Bethesda’s Elder Scrolls IV: Oblivion

Bethesda’s Elder Scrolls V: Skyrim
What… what are these? They’re actually… tasteful? They’re not offensively-colored, or animated, or trying to sell me some worthless downloadable junk (and yes, both games have downloadable content for sale)? There’s no Twitter feeds, no Facebook links, no social features of any kind? The options presented are actually all relevant to the actual game itself? Nothing creepy staring into my soul?
Of course you still have to ask, “why do these launchers exist?” (Actual answer: because PCs don’t have a unified way to handle installing/uninstalling content packs and mods, and console versions don’t have advanced rendering settings necessary on PC, and thus the PC version needs a UI for those things somewhere, and they didn’t want to put it in the actual game because then the Xbox and PC versions of the game code would diverge too much. It’s a good reason, but still an compromise that makes for a worse product.)
So what is the lesson we have learned? Fuck if I know. Maybe, “launchers are only present for games that are trying to nickel-and-dime you to death, or bad console ports.” Maybe, “don’t have creepy things staring at the guy trying to play your game, sheesh.” Or maybe even, “Sony sucks.”

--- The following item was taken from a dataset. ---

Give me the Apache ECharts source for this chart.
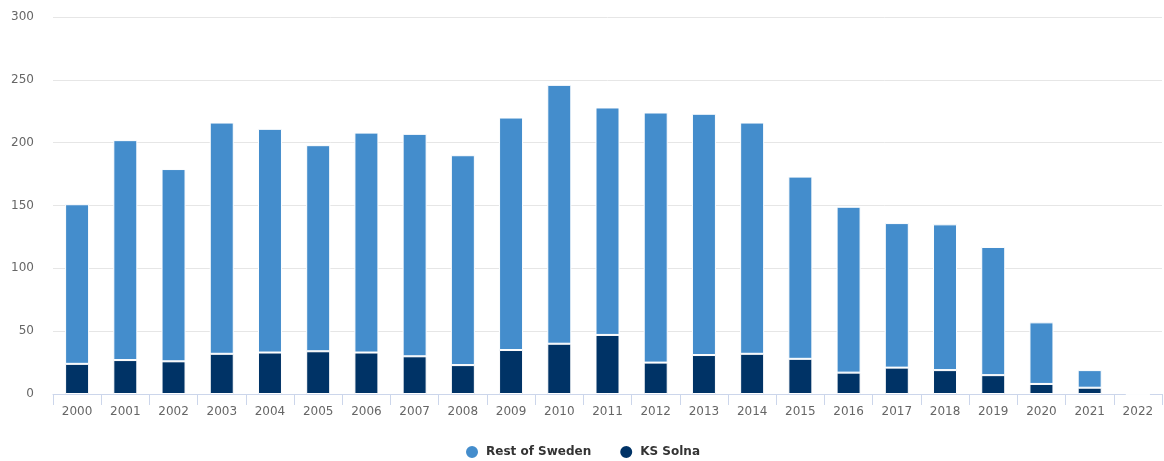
<!DOCTYPE html>
<html>
<head>
<meta charset="utf-8">
<script src="https://cdn.jsdelivr.net/npm/echarts@6/dist/echarts.min.js"></script>
<style>
  html, body { margin: 0; padding: 0; background: #fff; }
  #chart { width: 1164px; height: 461px; }
</style>
</head>
<body>
<div id="chart"></div>
<script>
// Yearly counts, split into KS Solna and the rest of Sweden
const years = ['2000','2001','2002','2003','2004','2005','2006','2007','2008','2009','2010','2011',
               '2012','2013','2014','2015','2016','2017','2018','2019','2020','2021','2022'];
const ksSolna = [24, 27, 26, 32, 33, 34, 33, 30, 23, 35, 40, 47, 25, 31, 32, 28, 17, 21, 19, 15, 8, 5, 0];
const restOfSweden = [127, 175, 153, 184, 178, 164, 175, 177, 167, 185, 206, 181, 199, 192, 184, 145, 132, 115, 116, 102, 49, 14, 0];
const yTicks = { min: 0, max: 300, interval: 50 };

const font = 'DejaVu Sans, Verdana, sans-serif';
const chart = echarts.init(document.getElementById('chart'), null, { renderer: 'canvas' });

chart.setOption({
  animation: false,
  textStyle: { fontFamily: font },
  grid: { left: 53, right: 2, top: 17, bottom: 67, containLabel: false },
  legend: {
    data: ['Rest of Sweden', 'KS Solna'],
    left: 'center',
    top: 439,
    icon: 'circle',
    itemWidth: 14,
    itemHeight: 14,
    itemGap: 27,
    textStyle: { fontFamily: font, fontSize: 12, fontWeight: 'bold', color: '#333', padding: [0, 0, 0, 2] }
  },
  xAxis: {
    type: 'category',
    data: years,
    boundaryGap: true,
    axisLine: { lineStyle: { color: '#ccd6eb', width: 1 } },
    axisTick: { show: true, length: 11, lineStyle: { color: '#ccd6eb' } },
    axisLabel: { color: '#666', fontSize: 12, margin: 12, fontFamily: font }
  },
  yAxis: {
    type: 'value',
    min: yTicks.min,
    max: yTicks.max,
    interval: yTicks.interval,
    axisLine: { show: false },
    axisTick: { show: false },
    splitLine: { lineStyle: { color: '#e6e6e6', width: 1 } },
    axisLabel: { color: '#666', fontSize: 12, margin: 19, fontFamily: font }
  },
  series: [
    {
      name: 'KS Solna',
      type: 'bar',
      stack: 'total',
      barWidth: 24,
      data: ksSolna,
      itemStyle: { color: '#003366', borderColor: '#fff', borderWidth: 1 }
    },
    {
      name: 'Rest of Sweden',
      type: 'bar',
      stack: 'total',
      barWidth: 24,
      data: restOfSweden,
      itemStyle: { color: '#448dcc', borderColor: '#fff', borderWidth: 1 }
    }
  ]
});
</script>
</body>
</html>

I think it’s really, “details matter.”
*) Note: the name is no longer “Heroes of Might & Magic”, it is now “Might & Magic Heroes”. So in addition to a awful launcher, it breaks alphabetization on my Steam games list. Yes, I also complain about the first DOOM showing up in Steam as “Ultimate Doom” and thus is near the U’s instead of D’s. Details matter, people. Pay attention to the details.